Line breaks in Windows usually consist of \r\n but not all text files are formatted like that. Some files just have \n as line break. So it’s better to make \r optional by using the question mark operator.
Try this:
(?<=^Vat-nr\.(.|\r|\n\S)+(\r?\n){2})(.+\r?\n.+)
It’s using “Vat-nr.” as anchor and takes the two lines after the “Vat-nr”-paragraph.
Thank you, but my input is not as shown, but
“Vat-nr. 457674456\r\nDepartment 4500 Pepsi Co\r\nEmployeeno. 6000 Avenue 5\r\nDate 18-11-11 Newark\r\n\r\nAccountant\r\nJohn Doe Smith\r\nTest Road 2\r\n1234 Test Town\r\n\r\nblabla\r\nblabla\r\nblabla\r\nblabla\r\n\r\nblablabla”
Thanks for really helping and I think this is the right way to go.

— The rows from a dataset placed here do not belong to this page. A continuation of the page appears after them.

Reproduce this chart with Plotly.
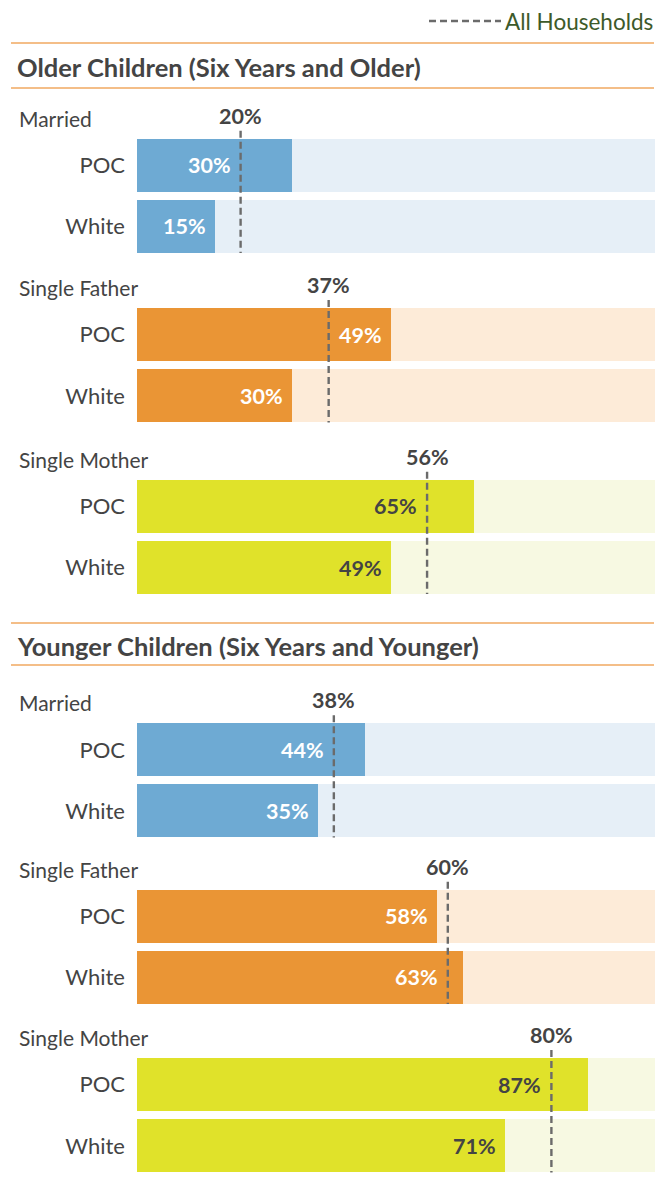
import plotly.graph_objects as go

# ---------------- data ----------------
sections = ["Older Children (Six Years and Older)", "Younger Children (Six Years and Younger)"]
groups = ["Married", "Single Father", "Single Mother"]
races = ["POC", "White"]

older_poc = [30, 49, 65]
older_white = [15, 30, 49]
older_all = [20, 37, 56]

younger_poc = [44, 58, 87]
younger_white = [35, 63, 71]
younger_all = [38, 60, 80]

# ---------------- style ----------------
PAGE_W, PAGE_H = 667, 1195
OFF = 8                       # default page margin of the html body
W, H = PAGE_W - OFF, PAGE_H - OFF
FONT = "Source Sans Pro, Lato, sans-serif"
TXT = "#444444"
dark = {"Married": "#6eaad3", "Single Father": "#ea9535", "Single Mother": "#e0e22a"}
light = {"Married": "#e6eff7", "Single Father": "#fdebd8", "Single Mother": "#f7f9e2"}
val_col = {"Married": "white", "Single Father": "white", "Single Mother": "#444444"}
RULE = "#f0a960"
DASH = dict(color="#6b6b6b", width=2.4, dash="7px,4px")

X0, X1 = 137, 655            # page-pixel extent of 0..100%
PITCH = 61.2                 # px between row centres
BARW = 0.87                  # bar thickness as fraction of pitch
EXTRA = 12                   # px of headroom above first row (for dashed line)
poc_centres = [165.3, 334.7, 506.3, 749.8, 916.3, 1084.7]
header_rules = [(43, 88), (623, 665)]
title_y = [67, 646]
legend_y = 21

def px(p):
    return (p - OFF) / W

def py(p):
    return 1 - (p - OFF) / H

fig = go.Figure()
layout = dict(width=W, height=H, margin=dict(l=0, r=0, t=0, b=0),
              paper_bgcolor="white", plot_bgcolor="white", showlegend=False,
              barmode="overlay", bargap=0)
shapes, annotations = [], []

data = [(older_poc, older_white, older_all), (younger_poc, younger_white, younger_all)]
k = 0
for s, (pocv, whv, allv) in enumerate(data):
    for g, grp in enumerate(groups):
        k += 1
        xa = "x" if k == 1 else f"x{k}"
        ya = "y" if k == 1 else f"y{k}"
        vals = [pocv[g], whv[g]]
        avg = allv[g]
        c = poc_centres[k - 1]
        top = c - PITCH / 2 - EXTRA
        bot = c + PITCH * 1.5
        layout[f"xaxis{'' if k == 1 else k}"] = dict(
            domain=[px(X0), px(X1)], range=[0, 100], visible=False, fixedrange=True,
            anchor=ya)
        layout[f"yaxis{'' if k == 1 else k}"] = dict(
            domain=[py(bot), py(top)], type="category", categoryorder="array",
            categoryarray=races, range=[1.5, -0.5 - EXTRA / PITCH], autorange=False,
            anchor=xa, showgrid=False, zeroline=False, showline=False, ticks="",
            ticklabelstandoff=11,
            tickfont=dict(family=FONT, size=22, color=TXT), fixedrange=True)
        # track
        fig.add_trace(go.Bar(x=[100, 100], y=races, orientation="h", width=BARW,
                             marker=dict(color=light[grp], line=dict(width=0)),
                             xaxis=xa, yaxis=ya, hoverinfo="skip"))
        # values
        fig.add_trace(go.Bar(x=vals, y=races, orientation="h", width=BARW,
                             marker=dict(color=dark[grp], line=dict(width=0)),
                             xaxis=xa, yaxis=ya,
                             hovertemplate="%{y}: %{x}%<extra></extra>"))
        # dashed "All households" line
        ytop = -BARW / 2 - 8 / PITCH
        shapes.append(dict(type="line", xref=xa, yref=ya, x0=avg, x1=avg,
                           y0=ytop, y1=1 + BARW / 2, line=DASH, layer="above"))
        annotations.append(dict(xref=xa, yref=ya, x=avg, y=ytop, yanchor="bottom",
                                xanchor="center", yshift=0, showarrow=False,
                                text=f"<b>{avg}%</b>",
                                font=dict(family=FONT, size=21.5, color=TXT)))
        # group label
        annotations.append(dict(xref="paper", yref=ya, x=px(17), y=ytop,
                                yanchor="bottom", xanchor="left", yshift=-2,
                                showarrow=False, text=grp,
                                font=dict(family=FONT, size=21, color=TXT)))
        # value labels
        pxper = (X1 - X0) / 100
        for i, v in enumerate(vals):
            lab_w = 46
            if v > avg and (v - avg) * pxper < lab_w + 16:
                xpos, shift = avg, -8
            else:
                xpos, shift = v, -7
            annotations.append(dict(xref=xa, yref=ya, x=xpos, y=i, xanchor="right",
                                    yanchor="middle", xshift=shift, showarrow=False,
                                    text=f"<b>{v}%</b>",
                                    font=dict(family=FONT, size=21.5, color=val_col[grp])))

# section headers
for s, name in enumerate(sections):
    for ry in header_rules[s]:
        shapes.append(dict(type="line", xref="paper", yref="paper",
                           x0=px(11), x1=px(654), y0=py(ry), y1=py(ry),
                           line=dict(color=RULE, width=1.6)))
    annotations.append(dict(xref="paper", yref="paper", x=px(15), y=py(title_y[s]),
                            xanchor="left", yanchor="middle", showarrow=False,
                            text=f"<b>{name}</b>",
                            font=dict(family=FONT, size=25.5, color=TXT)))

# legend
shapes.append(dict(type="line", xref="paper", yref="paper", x0=px(429), x1=px(501),
                   y0=py(legend_y), y1=py(legend_y), line=DASH))
annotations.append(dict(xref="paper", yref="paper", x=px(655), y=py(legend_y),
                        xanchor="right", yanchor="middle", showarrow=False,
                        text="All Households",
                        font=dict(family=FONT, size=22.5, color="#3d5a2a")))

layout["shapes"] = shapes
layout["annotations"] = annotations
fig.update_layout(**layout)
fig.write_html("out.html")
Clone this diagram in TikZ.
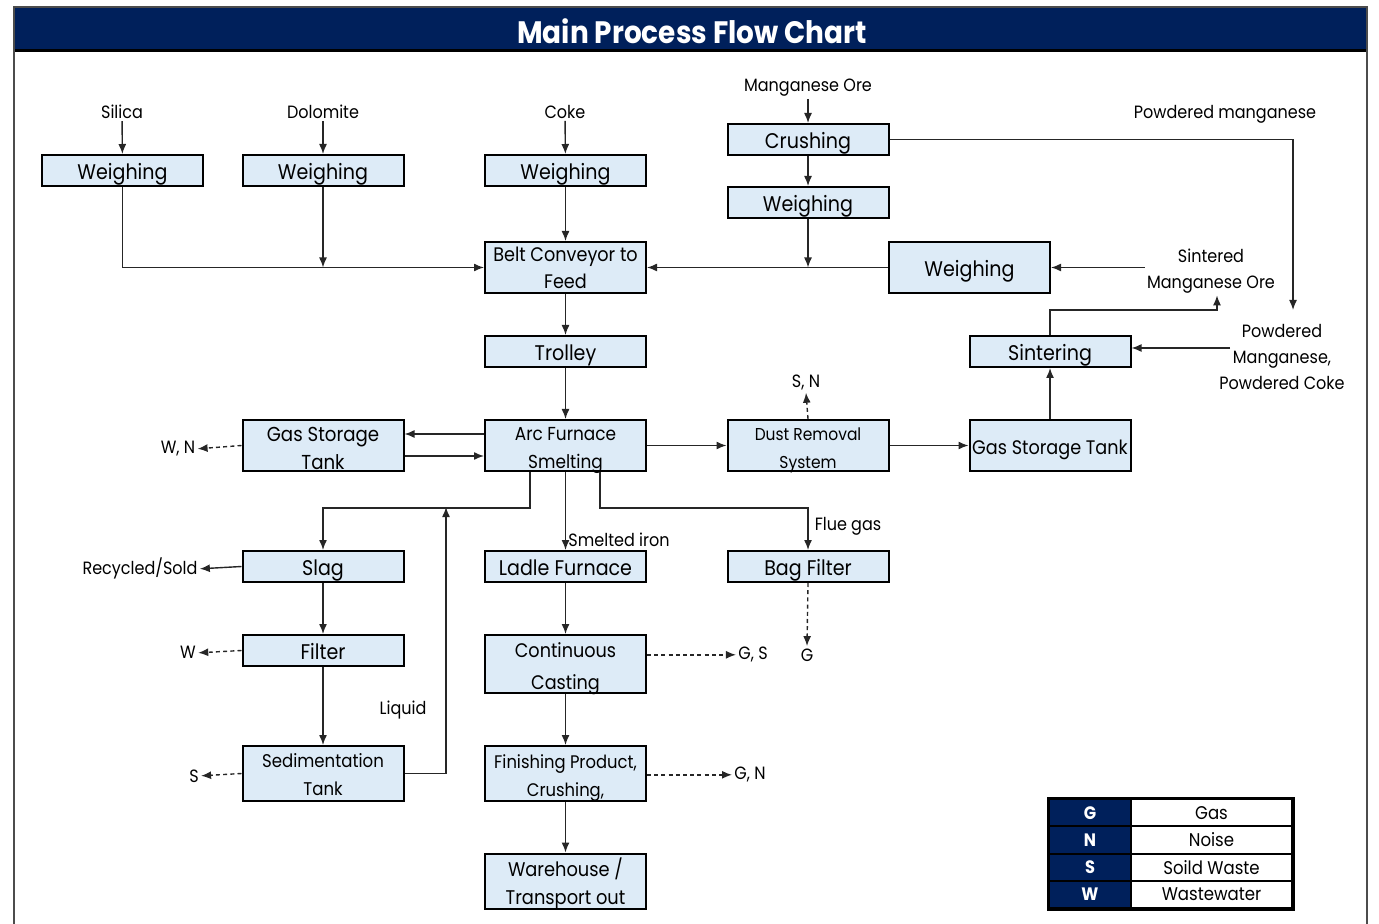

It doesnt work. I read my input from a PDF (text) and when I do
inputText = inputText.Replace(“\r\n”, Environment.NewLine)
it will still show up with the \r and \n in debug mode
Ignore the output in Debug mode, it’s showing in C# expression so seeing \r\n is normal. Test to print it to the console using Write Line or show it in a Message Box instead.
Hey ptrobot. Your solution works perfectly, if I read the pdf text into a write line, copy it to a notepad or regex101 and copy it back into my inputText string variable.
But if I read directly from the pdf into the variable and then do the regex expression on it, it won’t work.